This post about tuition prices at two- and four-year colleges and universities on Gawker caught my eye yesterday. Of course, Gawker had some fun with it, skewering the New England liberal arts colleges that top the list for private four-year institutions. I mean, who doesn't like a good Middlebury joke, right?
The website hosting the data is run by the U.S. Department of Education College and Affordability Transparency Center and allows you to search via school type (two-year, four-year, public, private, etc.) and provides raw tuition and net tuition (i.e. including financial aid) data. Oddly, there does not seem to be an easy way to generate state-by-state lists ranking schools by tuition prices. Surely, that would be a popular feature for parents and students looking to get the most bang for their buck. Anyway, the website can be accessed here.
The top 25 private four-year college list might have leaned heavily on the New England "little ivies" but it also contains one local institution of higher learning—and no, surprisingly, it's not Hopkins. It's actually Annapolis's St. John's College, which came in at number 19 with a yearly comprehensive tuition (aka room and board included) of $40,392. St. John's, which has a curriculum requiring students to read the great books of the western canon, actually operates two campuses—its historic Annapolis campus and a Santa Fe, New Mexico, branch. Curiously, the Santa Fe campus costs $4 more per year to attend, making it the 18th most expensive private four-year school in the nation. So, Annapolis students (or, more specifically, their parents) can take comfort knowing they're saving almost enough to buy an extra gallon of gas compared to their New Mexican brethren.
Hopkins didn't make the top 25, but it did make the top 50, coming in at number 42 with a annual raw tuition of $39,150. For comparison's sake, the national average price for a year at a private not-for-profit, 4-year school was $21,324.

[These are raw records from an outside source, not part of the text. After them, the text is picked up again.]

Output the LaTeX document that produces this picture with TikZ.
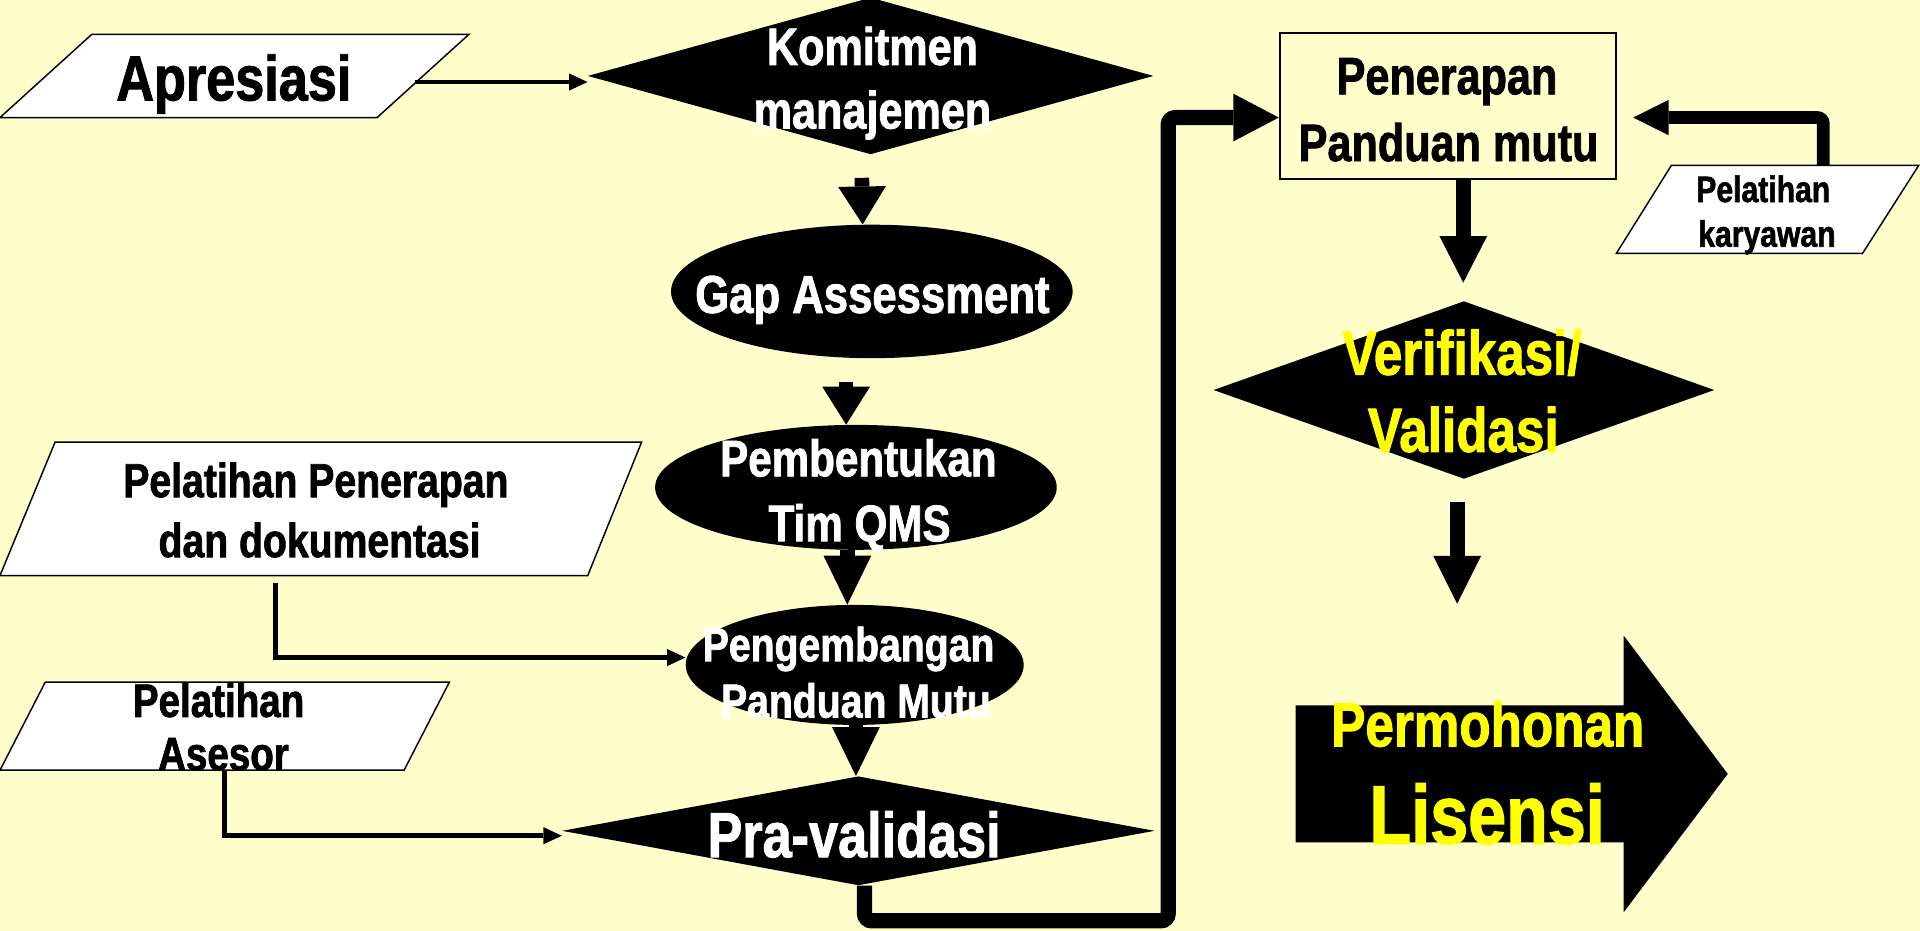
\documentclass[tikz,border=0pt]{standalone}
\usepackage{fontspec}
\newfontfamily\narb{Liberation Sans Bold}[FakeStretch=0.82,FakeBold=1.5]
\usetikzlibrary{shapes.geometric,arrows.meta}
\definecolor{bg}{HTML}{FFFFCC}
\definecolor{hilite}{HTML}{FFFF00}
\newcommand\fsz[1]{\fontsize{#1}{#1}\selectfont\narb}
\tikzset{
  para/.style={fill=white,draw=black,line width=1.2},
  blackdia/.style={diamond,fill=black,inner sep=0pt},
  blackell/.style={ellipse,fill=black,inner sep=0pt},
  lbl/.style={inner sep=0pt,anchor=base},
  wlbl/.style={lbl,text=white},
  blbl/.style={lbl,text=black},
  ylbl/.style={lbl,text=hilite},
  thinarr/.style={line width=4,-{Triangle[width=14pt,length=15pt,line width=0pt]}},
  bigarr/.style={line width=12,-{Triangle[width=39pt,length=#1,line width=0pt]}},
  bigarr/.default=31pt,
  route/.style={line width=12.5,rounded corners=6,-{Triangle[width=39pt,length=37pt,line width=0pt]}},
  sideroute/.style={line width=10.5,rounded corners=5,-{Triangle[width=29pt,length=29pt,line width=0pt]}}
}
\begin{document}
\begin{tikzpicture}[x=1pt,y=-1pt]
\useasboundingbox (0,0) rectangle (1568,760);
\clip (0,0) rectangle (1568,760);
\fill[bg] (0,0) rectangle (1568,760);

% input parallelograms
\draw[para] (75,28) -- (383,28) -- (308,96) -- (0,96) -- cycle;
\draw[para] (45,361) -- (524,361) -- (480,470) -- (0,470) -- cycle;
\draw[para] (37,557) -- (367,557) -- (330,629) -- (0,629) -- cycle;
\draw[para] (1365,135) -- (1567,135) -- (1521,207) -- (1320,207) -- cycle;

% main flow shapes
\node[blackdia,minimum width=462,minimum height=128] (komit) at (711,62) {};
\node[blackell,minimum width=328,minimum height=109] (gap) at (712,238) {};
\node[blackell,minimum width=328,minimum height=102] (pemb) at (699,398) {};
\node[blackell,minimum width=276,minimum height=98] (peng) at (698,543) {};
\node[blackdia,minimum width=484,minimum height=89] (pra) at (701,678.5) {};
\node[rectangle,draw=black,line width=1.5,inner sep=0pt,minimum width=275,minimum height=119] (pen) at (1182.5,86.5) {};
\node[blackdia,minimum width=409,minimum height=145] (verif) at (1195.5,318.5) {};
\fill (1058,576) -- (1326,576) -- (1326,519) -- (1411,632) -- (1326,745) -- (1326,688) -- (1058,688) -- cycle;

% connector end points
\coordinate (apres-out) at (339,67);
\coordinate (ppd-out) at (225,476);
\coordinate (ases-out) at (183,629);
\coordinate (kary-top) at (1489,135);
\coordinate (bend) at (954,752);
\coordinate (lis-in) at (1190,493);

% thin connectors
\draw[thinarr] (apres-out) -- (apres-out -| komit.west);
\draw[thinarr] (ppd-out) |- ([yshift=6]peng.west);
\draw[thinarr] (ases-out) |- ([yshift=-4]pra.west);

% block arrows between steps
\draw[bigarr,shorten <=19] ([xshift=-7.5]komit.south) -- ([xshift=-7.5]gap.north);
\draw[bigarr,shorten <=19.5] ([xshift=-21]gap.south) -- ([xshift=-8]pemb.north);
\draw[bigarr=40pt] ([xshift=-7]pemb.south) -- ([xshift=-6]peng.north);
\draw[bigarr=40pt] ([xshift=1]peng.south) -- ([xshift=-2]pra.north);
\draw[bigarr=38pt,shorten >=15] ([xshift=12.5]pen.south) -- ([xshift=-0.5]verif.north);
\draw[bigarr=39pt,shorten <=19] ([xshift=-5.5]verif.south) -- (lis-in);

% routed connectors into the implementation box
\draw[route] ([xshift=5]pra.south) |- (bend) |- ([yshift=-9.5]pen.west);
\draw[sideroute,shorten >=13] (kary-top) |- ([yshift=-9.5]pen.east);

% labels
\node[blbl,font=\fsz{52}] (apres) at (191,82) {Apresiasi};
\node[wlbl,font=\fsz{43}] (komit-a) at (712.5,53) {Komitmen};
\node[wlbl,font=\fsz{43}] (komit-b) at (712.5,105) {manajemen};
\node[wlbl,font=\fsz{43.5}] (gap-t) at (712.5,255.5) {Gap Assessment};
\node[wlbl,font=\fsz{42}] (pemb-a) at (701,389) {Pembentukan};
\node[wlbl,font=\fsz{42}] (pemb-b) at (702,442) {Tim QMS};
\node[blbl,font=\fsz{39}] (ppd-a) at (258,406) {Pelatihan Penerapan};
\node[blbl,font=\fsz{39}] (ppd-b) at (261,455) {dan dokumentasi};
\node[wlbl,font=\fsz{39}] (peng-a) at (693,540) {Pengembangan};
\node[wlbl,font=\fsz{39}] (peng-b) at (699,586) {Panduan Mutu};
\node[blbl,font=\fsz{38.4}] (ases-a) at (178.5,585.5) {Pelatihan};
\node[blbl,font=\fsz{38.4}] (ases-b) at (182.5,629) {Asesor};
\node[wlbl,font=\fsz{52}] (pra-t) at (697.5,700) {Pra-validasi};
\node[blbl,font=\fsz{43}] (pen-a) at (1181.7,77) {Penerapan};
\node[blbl,font=\fsz{43}] (pen-b) at (1183,131.5) {Panduan mutu};
\node[blbl,font=\fsz{30}] (kary-a) at (1440,165) {Pelatihan};
\node[blbl,font=\fsz{30}] (kary-b) at (1443,201.5) {karyawan};
\node[ylbl,font=\fsz{51}] (ver-a) at (1194,306) {Verifikasi/};
\node[ylbl,font=\fsz{51}] (ver-b) at (1195,369) {Validasi};
\node[ylbl,font=\fsz{51}] (lis-a) at (1215,609.5) {Permohonan};
\node[ylbl,font=\fsz{68}] (lis-b) at (1214.5,689) {Lisensi};
\end{tikzpicture}
\end{document}
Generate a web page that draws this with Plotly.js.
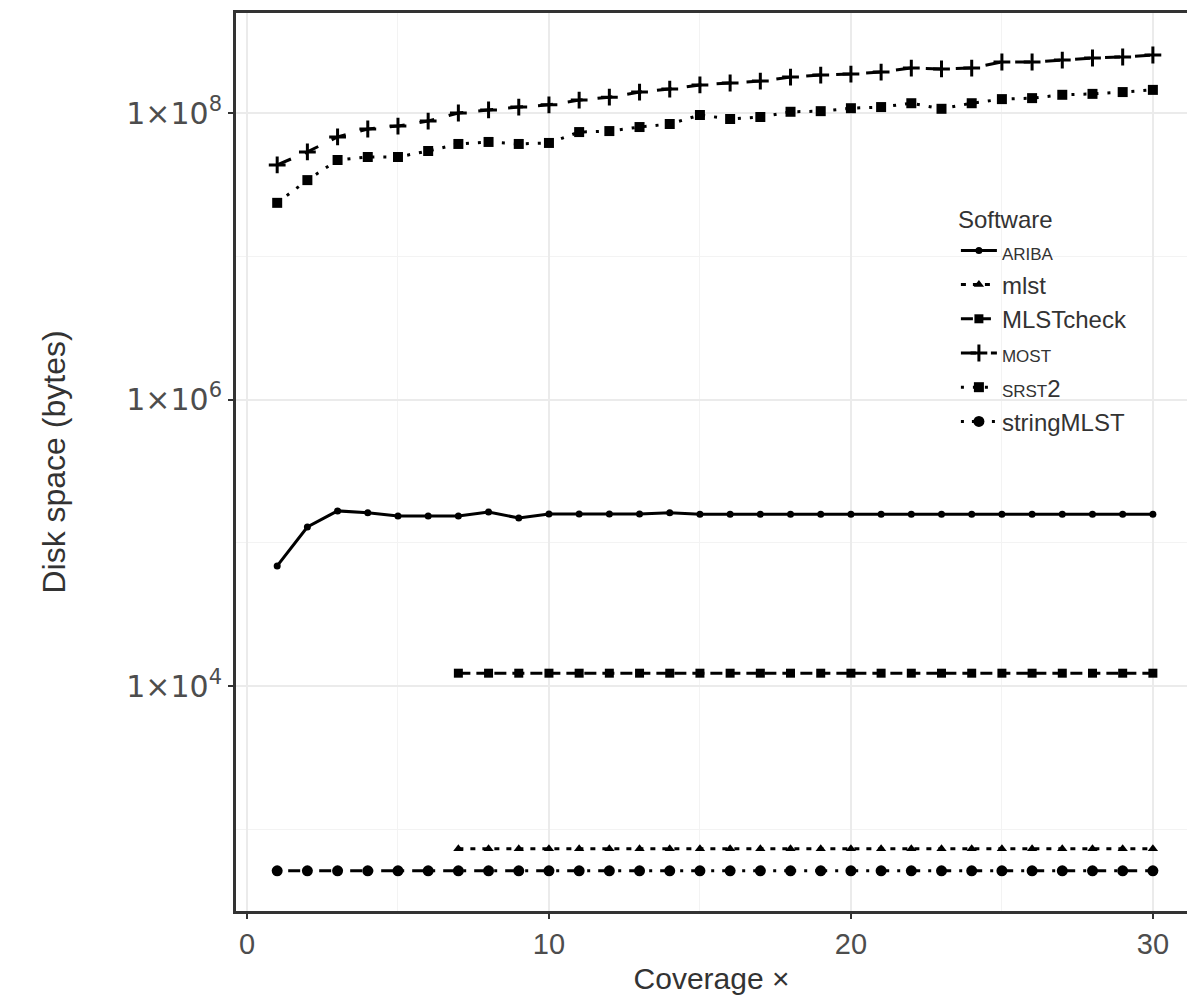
<!DOCTYPE html>
<html>
<head>
<meta charset="utf-8">
<script src="https://cdn.plot.ly/plotly-3.0.1.min.js"></script>
<style>
html,body{margin:0;padding:0;background:#fff;overflow:hidden;}
#chart{width:1187px;height:998px;}
</style>
</head>
<body>
<div id="chart"></div>
<script>
// Coverage values
var coverageAll = [1,2,3,4,5,6,7,8,9,10,11,12,13,14,15,16,17,18,19,20,21,22,23,24,25,26,27,28,29,30];
var coverageFrom7 = [7,8,9,10,11,12,13,14,15,16,17,18,19,20,21,22,23,24,25,26,27,28,29,30];

// Disk space (bytes)
var aribaBytes = [6.9e4,1.29e5,1.67e5,1.62e5,1.54e5,1.54e5,1.54e5,1.64e5,1.49e5,1.59e5,
                  1.59e5,1.59e5,1.59e5,1.62e5,1.58e5,1.58e5,1.58e5,1.58e5,1.58e5,1.58e5,
                  1.58e5,1.58e5,1.58e5,1.58e5,1.58e5,1.58e5,1.58e5,1.58e5,1.58e5,1.58e5];
var mlstBytes = [731,731,731,731,731,731,731,731,731,731,731,731,
                 731,731,731,731,731,731,731,731,731,731,731,731];
var mlstcheckBytes = [1.23e4,1.23e4,1.23e4,1.23e4,1.23e4,1.23e4,1.23e4,1.23e4,1.23e4,1.23e4,1.23e4,1.23e4,
                      1.23e4,1.23e4,1.23e4,1.23e4,1.23e4,1.23e4,1.23e4,1.23e4,1.23e4,1.23e4,1.23e4,1.23e4];
var mostBytes = [4.34e7,5.35e7,6.81e7,7.73e7,8.11e7,8.79e7,1.00e8,1.05e8,1.10e8,1.14e8,
                 1.23e8,1.29e8,1.40e8,1.47e8,1.57e8,1.62e8,1.67e8,1.78e8,1.84e8,1.87e8,
                 1.93e8,2.06e8,2.03e8,2.06e8,2.27e8,2.27e8,2.34e8,2.42e8,2.46e8,2.54e8];
var srst2Bytes = [2.36e7,3.40e7,4.70e7,4.93e7,4.93e7,5.43e7,6.08e7,6.28e7,6.08e7,6.18e7,
                  7.36e7,7.48e7,7.98e7,8.38e7,9.68e7,9.08e7,9.38e7,1.02e8,1.03e8,1.08e8,
                  1.10e8,1.17e8,1.07e8,1.17e8,1.25e8,1.27e8,1.34e8,1.36e8,1.40e8,1.45e8];
var stringmlstBytes = [513,513,513,513,513,513,513,513,513,513,513,513,513,513,513,
                       513,513,513,513,513,513,513,513,513,513,513,513,513,513,513];

// Labels
var softwareNames = ['<span style="font-size:17px">ARIBA</span>', 'mlst', 'MLSTcheck',
                     '<span style="font-size:17px">MOST</span>',
                     '<span style="font-size:17px">SRST</span>2', 'stringMLST'];
var yTickVals = [1e4, 1e6, 1e8];
var yTickText = ['1×10<sup>4</sup>', '1×10<sup>6</sup>', '1×10<sup>8</sup>'];
var yMinorVals = [1e3, 1e5, 1e7];
var xTickVals = [0, 10, 20, 30];
var xMinorVals = [5, 15, 25];

var FONT = '"Liberation Sans", Arial, sans-serif';
var WIDEFONT = '"DejaVu Sans", "Liberation Sans", sans-serif';
var LW = 3;

function tr(x, y, name, dash, symbol, size) {
  return {
    type: 'scatter', mode: 'lines+markers', x: x, y: y, name: name,
    line: {color: '#000', width: LW, dash: dash},
    marker: {color: '#000', symbol: symbol, size: size,
             line: {color: '#000', width: symbol === 'cross-thin' ? 3 : 0}},
    hoverinfo: 'skip'
  };
}

var data = [
  tr(coverageAll, aribaBytes, softwareNames[0], 'solid', 'circle', 7),
  tr(coverageFrom7, mlstBytes, softwareNames[1], '5px,7px', 'triangle-up', 9),
  tr(coverageFrom7, mlstcheckBytes, softwareNames[2], '12px,6px', 'square', 9),
  tr(coverageAll, mostBytes, softwareNames[3], '15px,15px', 'cross-thin', 12),
  tr(coverageAll, srst2Bytes, softwareNames[4], '3px,9px', 'square', 10),
  tr(coverageAll, stringmlstBytes, softwareNames[5], '3px,8px,12px,8px', 'circle', 11)
];

var layout = {
  width: 1187, height: 998,
  margin: {l: 236, r: 0, t: 13, b: 87},
  paper_bgcolor: '#fff', plot_bgcolor: '#fff',
  font: {family: FONT, color: '#4d4d4d'},
  showlegend: true,
  xaxis: {
    range: [-0.364, 31.13],
    tickmode: 'array', tickvals: xTickVals,
    ticks: 'outside', ticklen: 5, tickwidth: 2, tickcolor: '#333',
    showline: true, linewidth: 3, linecolor: '#333', mirror: true,
    showgrid: true, gridcolor: '#ebebeb', gridwidth: 2,
    minor: {tickvals: xMinorVals, showgrid: true, gridcolor: '#f3f3f3', gridwidth: 1, ticks: ''},
    zeroline: false,
    tickfont: {family: FONT, size: 29, color: '#4d4d4d'},
    title: {text: 'Coverage ×', font: {family: FONT, size: 30, color: '#333'}, standoff: 10}
  },
  yaxis: {
    type: 'log',
    range: [2.43, 8.698],
    tickmode: 'array', tickvals: yTickVals, ticktext: yTickText,
    ticks: 'outside', ticklen: 5, tickwidth: 2, tickcolor: '#333',
    showline: true, linewidth: 3, linecolor: '#333', mirror: false,
    showgrid: true, gridcolor: '#ebebeb', gridwidth: 2,
    minor: {tickvals: yMinorVals, showgrid: true, gridcolor: '#f3f3f3', gridwidth: 1, ticks: ''},
    zeroline: false,
    tickfont: {family: WIDEFONT, size: 30, color: '#4d4d4d'},
    title: {text: 'Disk space (bytes)', font: {family: FONT, size: 32, color: '#333'}, standoff: 52}
  },
  legend: {
    x: 0.757, y: 0.795, xanchor: 'left', yanchor: 'top',
    bgcolor: 'rgba(0,0,0,0)',
    font: {family: FONT, size: 24, color: '#333'},
    title: {text: 'Software', font: {family: FONT, size: 24, color: '#333'}},
    itemwidth: 36, tracegroupgap: 0
  }
};

Plotly.newPlot('chart', data, layout, {displayModeBar: false, staticPlot: true});
</script>
</body>
</html>
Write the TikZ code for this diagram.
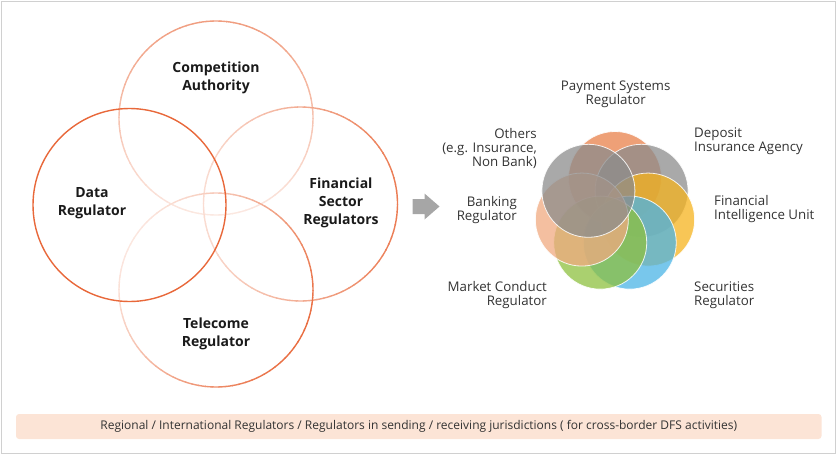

It's worth noting however, that once average financial aid and scholarship awards are factored in, neither Hopkins nor St. John's are among the country's most expensive schools. You know who is though? Maryland Institute College of Art (MICA), which appears at 24 on the list ($32,712) of most expensive private, four-year nonprofit colleges sorted by net tuition.
As for public institutions, St. Mary's College is the nation's fourth most expensive public four-year school with a raw annual tuition of $13,234. When you factor in room and board, but also financial aid and scholarship monies, St. Mary's actually moves up a spot to third with net tuition bill of $21,468. The University of Maryland-University College also makes the list at number 14 with a yearly tuition of $17,626.